Federal Clean Electricity Regulations — Draft Framework

Executive summary
The Federal Clean Electricity Regulations (CER) set out a binding framework for Canada's electricity sector to achieve net-zero emissions by 2035. The EPM evaluated the draft CER against the EMH baseline using M3 Platform electricity system optimization models, assessing feasibility across four regional grids. The assessment finds that the policy's targets are technically achievable but will require acceleration of interprovincial transmission investment and earlier-than-scheduled retirement of gas peaking plants in Alberta and Ontario.
Key findings
Emissions: Grid-level emissions are projected to fall 71–78% by 2035 relative to the 2005 baseline, falling short of the 80% target under current investment trajectories.
Infrastructure: Meeting the 2035 target requires 18–24 GW of new transmission capacity between Alberta–BC and Ontario–Quebec corridors by 2032.

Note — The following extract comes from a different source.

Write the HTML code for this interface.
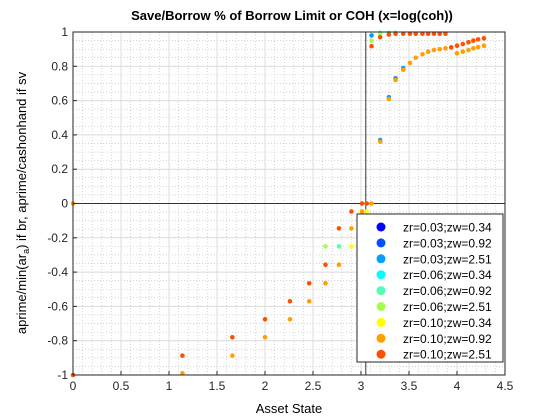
<!DOCTYPE html>
<html><head><meta charset="utf-8"><style>
body{margin:0;background:#fff;}
svg{display:block;font-family:"Liberation Sans",sans-serif;}
</style></head><body>
<svg id="chart" width="560" height="420" xmlns="http://www.w3.org/2000/svg">
<rect width="560" height="420" fill="#fff"/>
<g id="grid"></g>
<g id="marks"></g>
<g id="axes"></g>
<text x="292" y="20" text-anchor="middle" font-size="13" font-weight="bold">Save/Borrow % of Borrow Limit or COH (x=log(coh))</text>
<text x="289" y="413" text-anchor="middle" font-size="13">Asset State</text>
<text transform="translate(26,203) rotate(-90)" text-anchor="middle" font-size="13">aprime/min(ar<tspan font-size="9" dy="3">a</tspan><tspan dy="-3">) if br, aprime/cashonhand if sv</tspan></text>
<g id="legend"></g>
</svg>
<script>
const xTicks=[0,0.5,1,1.5,2,2.5,3,3.5,4,4.5];
const yTicks=[-1,-0.8,-0.6,-0.4,-0.2,0,0.2,0.4,0.6,0.8,1];
const legendLabels=["zr=0.03;zw=0.34","zr=0.03;zw=0.92","zr=0.03;zw=2.51","zr=0.06;zw=0.34","zr=0.06;zw=0.92","zr=0.06;zw=2.51","zr=0.10;zw=0.34","zr=0.10;zw=0.92","zr=0.10;zw=2.51"];
const seriesColors=["#0000ff","#0050ff","#00a0ff","#00ffff","#50ffb0","#a0ff50","#ffff00","#ffa000","#ff5000"];
const redX=[0,1.14,1.66,2.0,2.26,2.46,2.63,2.77,2.90,3.01,3.06,3.11,3.2,3.29,3.36,3.44,3.51,3.57,3.64,3.70,3.76,3.82,3.88,3.94,4.0,4.06,4.12,4.17,4.22,4.28];
const redY=[-1,-0.887,-0.78,-0.675,-0.57,-0.465,-0.357,-0.145,-0.047,0,0,0.917,0.97,0.985,0.99,0.99,0.99,0.99,0.99,0.99,0.99,0.99,0.99,0.91,0.92,0.93,0.94,0.95,0.957,0.963];
const orangeX=[0,1.14,1.66,2.0,2.26,2.46,2.63,2.77,2.90,3.01,3.11,3.2,3.29,3.36,3.44,3.51,3.57,3.64,3.70,3.76,3.82,3.88,3.94,4.0,4.06,4.12,4.17,4.22,4.28];
const orangeY=[0,-0.99,-0.887,-0.78,-0.675,-0.57,-0.465,-0.357,-0.145,-0.047,0,0.36,0.61,0.72,0.78,0.82,0.85,0.87,0.885,0.895,0.9,0.905,0.91,0.876,0.885,0.895,0.905,0.912,0.92];
const yellowX=[2.90,3.06,4.0,4.06];
const yellowY=[-0.25,-0.047,0.876,0.885];
const greenX=[2.63,3.11,3.2];
const greenY=[-0.25,0.95,0.99];
const tealX=[2.77,3.2,3.29,3.36];
const tealY=[-0.25,0.995,0.995,0.995];
const blueX=[3.11,3.2,3.29,3.36,3.44];
const blueY=[0.98,0.37,0.62,0.73,0.79];

const L=73,R=505,T=32,B=375;
const sx=v=>L+(v-0)/(4.5)*(R-L);
const sy=v=>B-(v+1)/2*(B-T);
const NS="http://www.w3.org/2000/svg";
function mk(tag,attrs,parent){const e=document.createElementNS(NS,tag);for(const k in attrs)e.setAttribute(k,attrs[k]);parent.appendChild(e);return e;}
const grid=document.getElementById('grid'),axes=document.getElementById('axes'),marks=document.getElementById('marks'),leg=document.getElementById('legend');
for(let i=1;i<45;i++){if(i%5===0)continue;const x=sx(i*0.1);const l=mk('line',{x1:x,x2:x,y1:T,y2:B,stroke:'#bbb','stroke-width':0.6,'stroke-dasharray':'1,2'},grid);

}
for(let i=1;i<40;i++){if(i%4===0)continue;const y=sy(-1+i*0.05);const l=mk('line',{x1:L,x2:R,y1:y,y2:y,stroke:'#bbb','stroke-width':0.6,'stroke-dasharray':'1,2'},grid);

}
xTicks.forEach(t=>{const x=sx(t);const l=mk('line',{x1:x,x2:x,y1:T,y2:B,stroke:'#dcdcdc','stroke-width':1},grid);


const tk=mk('line',{x1:x,x2:x,y1:B,y2:B-4,stroke:'#262626'},axes);


const tx=mk('text',{x:x,y:B+15,'text-anchor':'middle','font-size':12,fill:'#262626'},axes);tx.textContent=t;

});
yTicks.forEach(t=>{const y=sy(t);const l=mk('line',{x1:L,x2:R,y1:y,y2:y,stroke:'#dcdcdc','stroke-width':1},grid);


const tk=mk('line',{x1:L,x2:L+4,y1:y,y2:y,stroke:'#262626'},axes);


const tx=mk('text',{x:L-5,y:y+4,'text-anchor':'end','font-size':12,fill:'#262626'},axes);tx.textContent=Math.round(t*10)/10;

});
const z=mk('line',{x1:L,x2:R,y1:sy(0),y2:sy(0),stroke:'#333','stroke-width':1},grid);


const v=mk('line',{x1:sx(3.05),x2:sx(3.05),y1:T,y2:B,stroke:'#333','stroke-width':1},grid);


const frame=mk('rect',{x:L,y:T,width:R-L,height:B-T,fill:'none',stroke:'#262626','stroke-width':1},axes);


function plot(xs,ys,idx){xs.forEach((xv,i)=>{const c=mk('circle',{cx:sx(xv),cy:sy(ys[i]),r:2.3,fill:seriesColors[idx]},marks);

});}
plot(blueX,blueY,2);plot(tealX,tealY,4);plot(greenX,greenY,5);plot(yellowX,yellowY,6);plot(orangeX,orangeY,7);plot(redX,redY,8);
const lb=mk('rect',{x:357,y:214,width:146,height:148,fill:'#fff',stroke:'#262626','stroke-width':1},leg);


legendLabels.forEach((s,i)=>{const y=227+i*15.9;
const c=mk('circle',{cx:381,cy:y,r:4.5,fill:seriesColors[i]},leg);


const t=mk('text',{x:403,y:y+4.5,'font-size':12,fill:'#000'},leg);t.textContent=s;

});
</script>
</body></html>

Employment: Net energy sector employment is projected to increase by 12,000–18,000 FTEs between 2025 and 2035, concentrated in solar installation and grid operations.

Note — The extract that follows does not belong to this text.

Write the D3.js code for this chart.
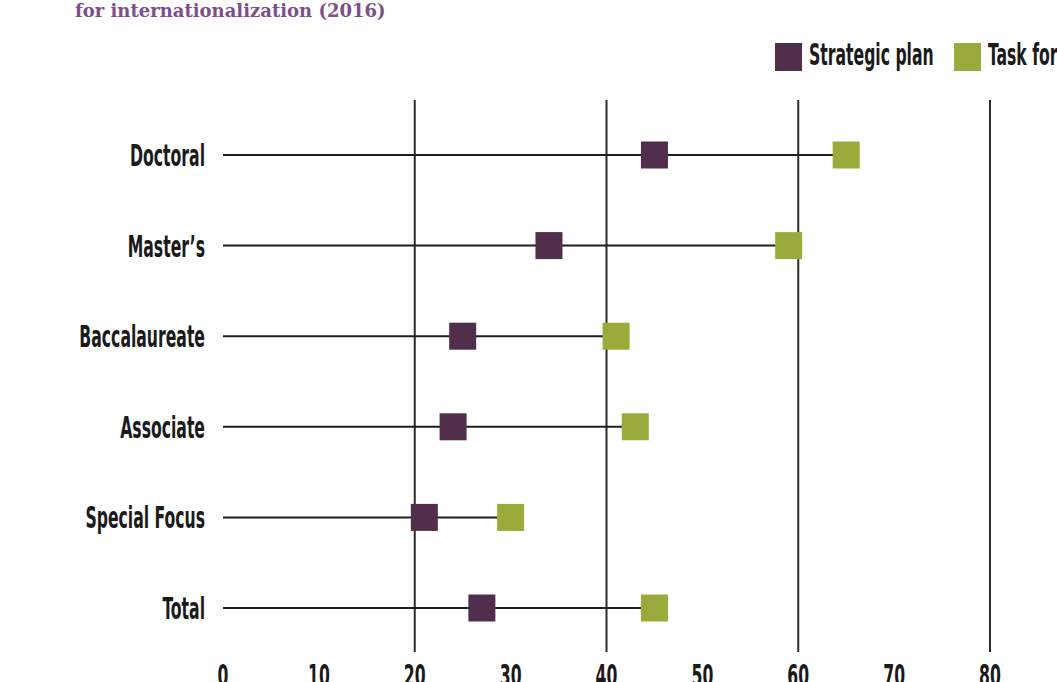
<!DOCTYPE html>
<html>
<head>
<meta charset="utf-8">
<script src="https://cdn.jsdelivr.net/npm/d3@7"></script>
<style>
	body { margin: 0; background: #fff; }
	svg { display: block; }
	.lab { font-family: "Liberation Sans Narrow", "DejaVu Sans Condensed", "Liberation Sans", sans-serif; font-weight: bold; fill: #1a1a1a; }
</style>
</head>
<body>
<div id="container"></div>
<script>
// data (percent of institutions)
var categories = ["Doctoral", "Master\u2019s", "Baccalaureate", "Associate", "Special Focus", "Total"];
var strategicPlan = [45, 34, 25, 24, 21, 27];
var taskForce = [65, 59, 41, 43, 30, 45];
var seriesNames = ["Strategic plan", "Task force"];
var xTicks = [0, 10, 20, 30, 40, 50, 60, 70, 80];
var gridTicks = [20, 40, 60, 80];

var w = 1057, h = 682;
var purple = "#512e4b", green = "#9bab3b";
var sq = 27;     // marker size
var sx = 0.58;   // squeeze for the condensed look

var svg = d3.select("#container")
	.append("svg")
	.attr("width", w)
	.attr("height", h);

var x = d3.scaleLinear().domain([0, 80]).range([223, 990]);
var y = d3.scalePoint().domain(categories).range([155, 608]);

// title fragment at the top
svg.append("text")
	.attr("x", 75)
	.attr("y", 17)
	.attr("fill", "#7d4f8a")
	.style("font-family", "'DejaVu Serif', serif")
	.style("font-weight", "bold")
	.style("font-size", "18px")
	.text("for internationalization (2016)");

// vertical grid lines
svg.selectAll("line.grid")
	.data(gridTicks)
	.enter()
	.append("line")
	.attr("class", "grid")
	.attr("x1", function(d){ return x(d); })
	.attr("x2", function(d){ return x(d); })
	.attr("y1", 100)
	.attr("y2", 652)
	.attr("stroke", "#2b2b2b")
	.attr("stroke-width", 2);

// row lines from 0 to the larger value
svg.selectAll("line.row")
	.data(categories)
	.enter()
	.append("line")
	.attr("class", "row")
	.attr("x1", x(0))
	.attr("x2", function(d, i){ return x(Math.max(strategicPlan[i], taskForce[i])); })
	.attr("y1", function(d){ return y(d); })
	.attr("y2", function(d){ return y(d); })
	.attr("stroke", "#1e1e1e")
	.attr("stroke-width", 2);

// category labels
svg.selectAll("text.cat")
	.data(categories)
	.enter()
	.append("text")
	.attr("class", "lab cat")
	.attr("text-anchor", "end")
	.attr("transform", function(d){ return "translate(205," + (y(d) + 11) + ") scale(" + sx + ",1)"; })
	.style("font-size", "30px")
	.text(function(d){ return d; });

// markers
function drawSeries(vals, color, cls){
	svg.selectAll("rect." + cls)
		.data(vals)
		.enter()
		.append("rect")
		.attr("class", cls)
		.attr("x", function(d){ return x(d) - sq / 2; })
		.attr("y", function(d, i){ return y(categories[i]) - sq / 2; })
		.attr("width", sq)
		.attr("height", sq)
		.attr("fill", color);
}
drawSeries(strategicPlan, purple, "sp");
drawSeries(taskForce, green, "tf");

// x tick labels (partly cut off at the bottom, as in the source)
svg.selectAll("text.tick")
	.data(xTicks)
	.enter()
	.append("text")
	.attr("class", "lab tick")
	.attr("text-anchor", "middle")
	.attr("transform", function(d){ return "translate(" + x(d) + ",686) scale(" + sx + ",1)"; })
	.style("font-size", "30px")
	.text(function(d){ return d; });

// legend
var legend = svg.append("g");
var legX = [775, 954];
seriesNames.forEach(function(name, i){
	legend.append("rect")
		.attr("x", legX[i])
		.attr("y", 43)
		.attr("width", 27)
		.attr("height", 28)
		.attr("fill", i === 0 ? purple : green);
	legend.append("text")
		.attr("class", "lab")
		.attr("transform", "translate(" + (legX[i] + 34) + ",65) scale(" + sx + ",1)")
		.style("font-size", "30px")
		.text(name);
});
</script>
</body>
</html>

Expert interpretive brief available
An academic partner has published an interpretive brief on this assessment.
Methodology
This assessment was produced using the M3 Platform, a suite of energy-economy models maintained by the Energy Modelling Hub and supported by Open Insights and academic partners. Policy measures were encoded using the standardized EPM Policy Encoding framework, run against the EMH Assumptions Database baseline, and validated through independent QAQC review.